As you can see, the PDM for \( (x_0=0) \) is a triangular matrix, which as mentioned before lends itself easily to evaluating matrix powers. To illustrate, here is the same matrix raised to an arbitrary power:

\(
\text{PDM}[f]_4^t =
\left(
\begin{array}{ccccc}
1 & 0 & 0 & 0 & 0 \\
0 & 1 & tf_2 & 2\left({t \atop 2}\right)f_2^2 + tf_3 & \left(6\left({t \atop 3}\right) + \left({t \atop 2}\right)\right)f_2^3 + 5\left({t \atop 2}\right)f_2f_3 + tf_4 \\
0 & 0 & 1 & 2tf_2 & (3t^2 - 2t)f_2^2 + 2tf_3 \\
0 & 0 & 0 & 1 & 3tf_2 \\
0 & 0 & 0 & 0 & 1
\end{array}
\right)
\)

Another way of finding the continuous iteration of this special kind of function is using PDMs and matrix powers. Since this matrix represents increasing powers of a function and its derivatives, we only need the first power of the function to find its coefficients, which corresponds to the first row (not the zeroth). Putting it all together (using \( f_k = f^{(k)}(0)/k! \)), we get:

\( f^{[t]}(x) = x + t f_2 x^2 + \left( 2\left({t \atop 2}\right)f_2^2 + t f_3 \right)x^3 + \cdots \)

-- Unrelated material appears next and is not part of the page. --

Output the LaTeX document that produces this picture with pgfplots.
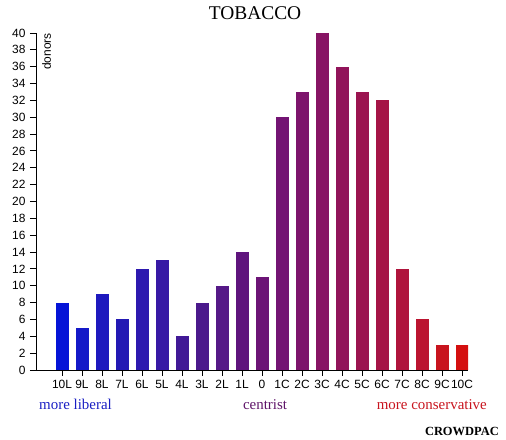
\documentclass[border=0pt]{standalone}
\usepackage{fontspec}
\setmainfont{Liberation Sans}
\newfontfamily\seriffont{Liberation Serif}
\usepackage{pgfplots}
\pgfplotsset{compat=1.18}

% bar colours, running from liberal blue to conservative red
\definecolor{c0}{RGB}{5,20,215}
\definecolor{c1}{RGB}{20,25,200}
\definecolor{c2}{RGB}{30,25,190}
\definecolor{c3}{RGB}{35,25,180}
\definecolor{c4}{RGB}{45,25,175}
\definecolor{c5}{RGB}{55,25,165}
\definecolor{c6}{RGB}{65,25,150}
\definecolor{c7}{RGB}{75,25,140}
\definecolor{c8}{RGB}{85,25,135}
\definecolor{c9}{RGB}{95,20,125}
\definecolor{c10}{RGB}{108,20,118}
\definecolor{c11}{RGB}{115,20,115}
\definecolor{c12}{RGB}{125,20,108}
\definecolor{c13}{RGB}{135,20,100}
\definecolor{c14}{RGB}{145,20,90}
\definecolor{c15}{RGB}{155,20,80}
\definecolor{c16}{RGB}{165,20,70}
\definecolor{c17}{RGB}{175,20,60}
\definecolor{c18}{RGB}{187,20,48}
\definecolor{c19}{RGB}{200,20,30}
\definecolor{c20}{RGB}{212,15,15}
\definecolor{libblue}{RGB}{25,30,195}
\definecolor{cenpurple}{RGB}{95,20,105}
\definecolor{conred}{RGB}{200,20,30}

\begin{document}
\begin{tikzpicture}
\path[use as bounding box] (0,0) rectangle (506bp,440bp);
\begin{axis}[
  at={(36bp,70bp)}, anchor=south west,
  scale only axis,
  width=432bp, height=337bp,
  xmin=-1.3, xmax=20.3,
  ymin=0, ymax=40,
  axis lines=left,
  axis line style={-, line width=0.9pt},
  tick style={black, line width=0.9pt},
  tick align=outside,
  major tick length=6bp,
  xtick={0,...,20},
  xticklabels={10L,9L,8L,7L,6L,5L,4L,3L,2L,1L,0,1C,2C,3C,4C,5C,6C,7C,8C,9C,10C},
  ytick={0,2,...,40},
  ticklabel style={font=\fontsize{12}{14}\selectfont},
  /pgf/number format/assume math mode=true,
  xticklabel style={yshift=-1bp},
  yticklabel style={xshift=-1bp},
  ybar, bar width=13bp,
]
\addplot[fill=c0, draw=none, bar shift=0pt] coordinates {(0,8)};
\addplot[fill=c1, draw=none, bar shift=0pt] coordinates {(1,5)};
\addplot[fill=c2, draw=none, bar shift=0pt] coordinates {(2,9)};
\addplot[fill=c3, draw=none, bar shift=0pt] coordinates {(3,6)};
\addplot[fill=c4, draw=none, bar shift=0pt] coordinates {(4,12)};
\addplot[fill=c5, draw=none, bar shift=0pt] coordinates {(5,13)};
\addplot[fill=c6, draw=none, bar shift=0pt] coordinates {(6,4)};
\addplot[fill=c7, draw=none, bar shift=0pt] coordinates {(7,8)};
\addplot[fill=c8, draw=none, bar shift=0pt] coordinates {(8,10)};
\addplot[fill=c9, draw=none, bar shift=0pt] coordinates {(9,14)};
\addplot[fill=c10, draw=none, bar shift=0pt] coordinates {(10,11)};
\addplot[fill=c11, draw=none, bar shift=0pt] coordinates {(11,30)};
\addplot[fill=c12, draw=none, bar shift=0pt] coordinates {(12,33)};
\addplot[fill=c13, draw=none, bar shift=0pt] coordinates {(13,40)};
\addplot[fill=c14, draw=none, bar shift=0pt] coordinates {(14,36)};
\addplot[fill=c15, draw=none, bar shift=0pt] coordinates {(15,33)};
\addplot[fill=c16, draw=none, bar shift=0pt] coordinates {(16,32)};
\addplot[fill=c17, draw=none, bar shift=0pt] coordinates {(17,12)};
\addplot[fill=c18, draw=none, bar shift=0pt] coordinates {(18,6)};
\addplot[fill=c19, draw=none, bar shift=0pt] coordinates {(19,3)};
\addplot[fill=c20, draw=none, bar shift=0pt] coordinates {(20,3)};
\end{axis}
% axis caption inside the plot area
\node[rotate=90, anchor=north east, inner sep=0pt, font=\fontsize{12}{14}\selectfont]
  at (42bp,407bp) {donors};
% title and political-spectrum captions
\node[anchor=base, inner sep=0pt, font=\seriffont\fontsize{19.5}{22}\selectfont]
  at (255bp,420bp) {TOBACCO};
\node[anchor=base west, inner sep=0pt, text=libblue, font=\seriffont\fontsize{15}{18}\selectfont]
  at (39bp,31bp) {more liberal};
\node[anchor=base, inner sep=0pt, text=cenpurple, font=\seriffont\fontsize{15}{18}\selectfont]
  at (265bp,31bp) {centrist};
\node[anchor=base east, inner sep=0pt, text=conred, font=\seriffont\fontsize{15}{18}\selectfont]
  at (487bp,31bp) {more conservative};
\node[anchor=base east, inner sep=0pt, font=\seriffont\bfseries\fontsize{12.5}{15}\selectfont]
  at (499bp,5bp) {CROWDPAC};
\end{tikzpicture}
\end{document}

just like with the IDM method, only with \( x_0=0 \). With PDMs, however, there is an alternative to evaluating matrix powers. By representing the matrix multiplication as a single multiplication (instead of t-1 multiplications) we can turn evaluating a matrix power into a recurrence equation:

\( PDM^t_{1k}[f] = \sum_{j=0}^{\infty}PDM^{t-1}_{1j}[f]PDM_{jk}[f] \)
which after solving gives:
\( f^{[t]}(x) = x + \sum_{k=2}^{\infty}x^k PDM^t_{1k}[f] \)
as required.

Double-Binomial Expansions

The first to devote a full-length paper to this method was S. C. Woon. The expansion is based on the binomial theorem, and as such, is easy to understand. Woon originally described his method in terms of the iteration of operators, but here we describe it in terms of functions:

\(
\begin{array}{rl}
f^{[t]}(x)
& = (w + (f - w))^{[t]}(z) = w^t(1 + (f/w - 1))^{[t]}(x) \\
& = w^t\left(\sum_{n=0}^{\infty} \left({t \atop n}\right) \left[\frac{1}{w}f - 1\right]^{[n]}\right)(x) \\
& = w^t\left(\sum_{n=0}^{\infty} \left({t \atop n}\right)
\sum_{m=0}^{n} \left({n \atop m}\right)(-1)^{n-m}\left(\frac{1}{w}f\right)^{[m]}\right)(x) \\
& = w^t \sum_{n=0}^{\infty} \left({t \atop n}\right)
\sum_{m=0}^{n} \left({n \atop m}\right)(-1)^{n-m} w^{-m} f^{[m]}(x)
\end{array}
\)
where \( f^0(x) = x \), w is a parameter, and of course: \( \left({t \atop n}\right) = \frac{1}{n!} \prod_{k=0}^{n-1} (t - k) \). The convergence of Woon's series is dependant on w, but the convergence properties are not well known. Woon's expansion works for many analytic functions in general, but again, the convergence properties are not well known. For those with parabolic fixed-points, another expansion can be used. If \( f(0) = 0 \) and \( f'(0) = 1 \), then:
\(
f^{[t]}(x) = \sum_{n=1}^{\infty} x^n \sum_{k=0}^{n-1}
\left({t \atop k}\right) \left({t - k - 1 \atop n - k - 1}\right) (f^{[k]})^{(n)}(0)/n!
\)
as noted by Trappmann. This expansion basically expresses the series coefficients of non-integer iterations in terms of the series coefficients of integer iterates.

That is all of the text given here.